DIGITAL LIBRARY
FLIPPED AGILE METHODOLOGY FOR TECHNOLOGY AND SCIENCE EDUCATION
Universidad San Jorge (SPAIN)
About this paper:
Appears in: ICERI2020 Proceedings
Publication year: 2020
Pages: 5690-5695
ISBN: 978-84-09-24232-0
ISSN: 2340-1095
doi: 10.21125/iceri.2020.1222
Conference name: 13th annual International Conference of Education, Research and Innovation
Dates: 9-10 November, 2020
Location: Online Conference
Abstract:
Purpose:
It is about putting the student tackling the exciting adventure of learning, inciting the awaken of the emotional intelligence power, on sake of overcoming the challenge, and fortified under the organisational cohesion and the cooperative solidarity and synergy provided by teamwork. The optimal conjugation of the parameters: purposes, people, techniques and time, leads us to carry out an approach of the flipped agile methodology (Flagile) where two methodologies are interrelated.

Methodology:
On the one hand, flipped classroom requires to have worked on the contents and concepts at home. Classroom time can be spent to solving difficulties in understanding or learning, discuss mate proposals and draw attention on core topics to consolidate knowledge. On the other hand, agile methodologies, well-known in software development, establish demands and solutions evolved through the collaborative effort of self-organising and cross-functional teams, where the customer role is here played by the teacher.

Innovation and results:
Here comes the innovation issue regarding the flipped classroom standard. An essential difference is highlighted by the stages and manner of a project-based assignment, since the class becomes a typical sprint meeting of the agile methodology, where the teacher has the opportunity to intervene in two ways, in his role as a client updating his specifications and as a teacher in readdressing deviations, solving uncertainties and strengthening the main knowledges. The Sprint length is adapted to interval between two classes. The strict schedule accomplishment compelled by the agile mode is part of the challenge and implies a real student commitment to achieve the attainment in time.

Conclusion:
Commissioning a project in the hands of the students so that they develop it on its way and style, following an agile methodology, means keeping the students busy and engaged with the opportunity to highlight the diverse individual capacities and recover struggling students.

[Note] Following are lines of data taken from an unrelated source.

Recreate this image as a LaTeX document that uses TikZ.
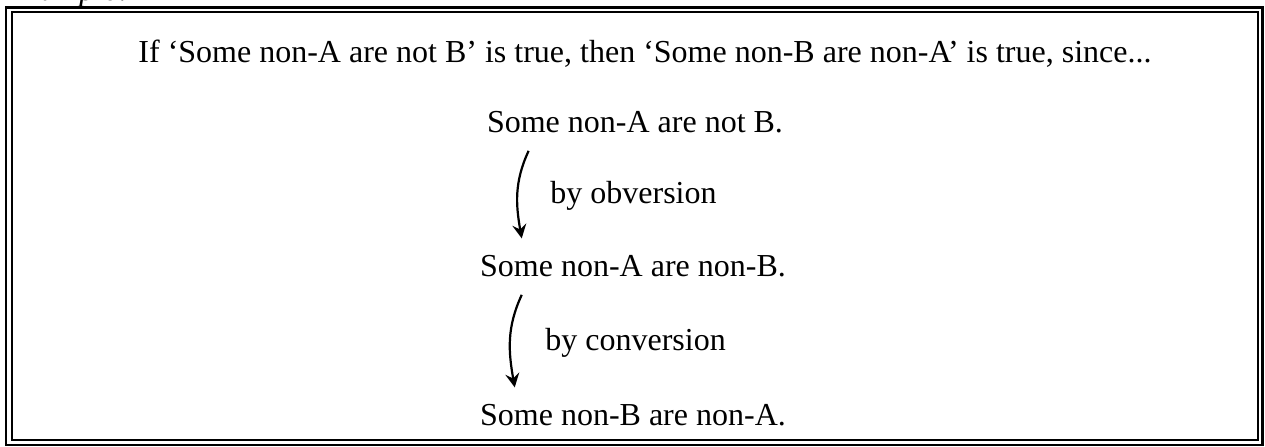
\documentclass[tikz,border=0pt]{standalone}
\usepackage{fontspec}
\setmainfont{Liberation Serif}
\usetikzlibrary{arrows.meta}

\tikzset{
  prop/.style={anchor=base,inner sep=0pt},
  reason/.style={anchor=base west,inner sep=0pt},
  infer/.style={line width=1.1pt,-{Stealth[length=7pt,width=7pt,inset=2.5pt]}},
}

\begin{document}
\begin{tikzpicture}[x=0.5pt,y=0.5pt,font=\fontsize{16}{20}\selectfont]
\useasboundingbox (0,0) rectangle (1265,446);
\clip (0,0) rectangle (1265,446);

% frame
\draw[line width=1.1pt] (6,1) rectangle (1262.5,438.5);
\draw[line width=1pt] (11.5,6) rectangle (1257.5,434);
\node[anchor=base west,inner sep=0pt,font=\fontsize{16}{20}\selectfont\itshape] (ex) at (6,446) {Example:};

\node[prop] (title) at (645,384) {If ‘Some non-A are not B’ is true, then ‘Some non-B are non-A’ is true, since...};

\node[prop] (prop1) at (635,314) {Some non-A are not B.};
\node[prop] (prop2) at (633,170) {Some non-A are non-B.};
\node[prop] (prop3) at (633,21) {Some non-B are non-A.};

\node[reason] (obv) at (550,243) {by obversion};
\node[reason] (conv) at (545,96) {by conversion};

\draw[infer] ([xshift=21pt,yshift=-9pt]prop1.south west) to[out=245,in=100] ([xshift=21pt,yshift=8pt]prop2.north west);
\draw[infer] ([xshift=21pt,yshift=-9pt]prop2.south west) to[out=245,in=100] ([xshift=17.5pt,yshift=8pt]prop3.north west);
\end{tikzpicture}
\end{document}
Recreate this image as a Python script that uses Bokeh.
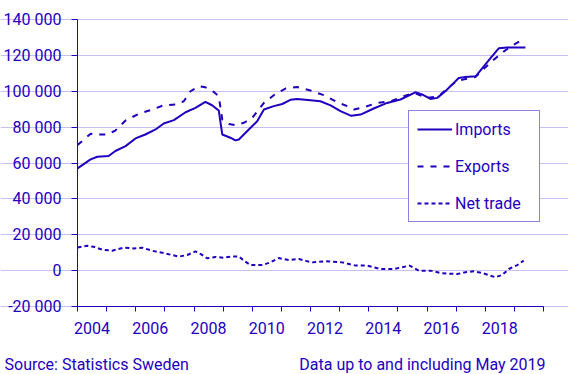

Teacher opportunely intervenes by modulating requirements and resolving entangled situations during the stages of project development. Furthermore, in the final presentation and discussion, the teacher is an observer for a better knowledge of the student-person, a moderator to control times and conclusions, and a support to assure that student masters the main knowledge through the pragmatism and experience acquired in the challenge of broadening the knowledge by oneself. In conclusion, Flagile gathers the advantages of two methodologies for the teaching-learning process success
Keywords:
Agile, flipped classroom, project-based learning, challenge-based learning.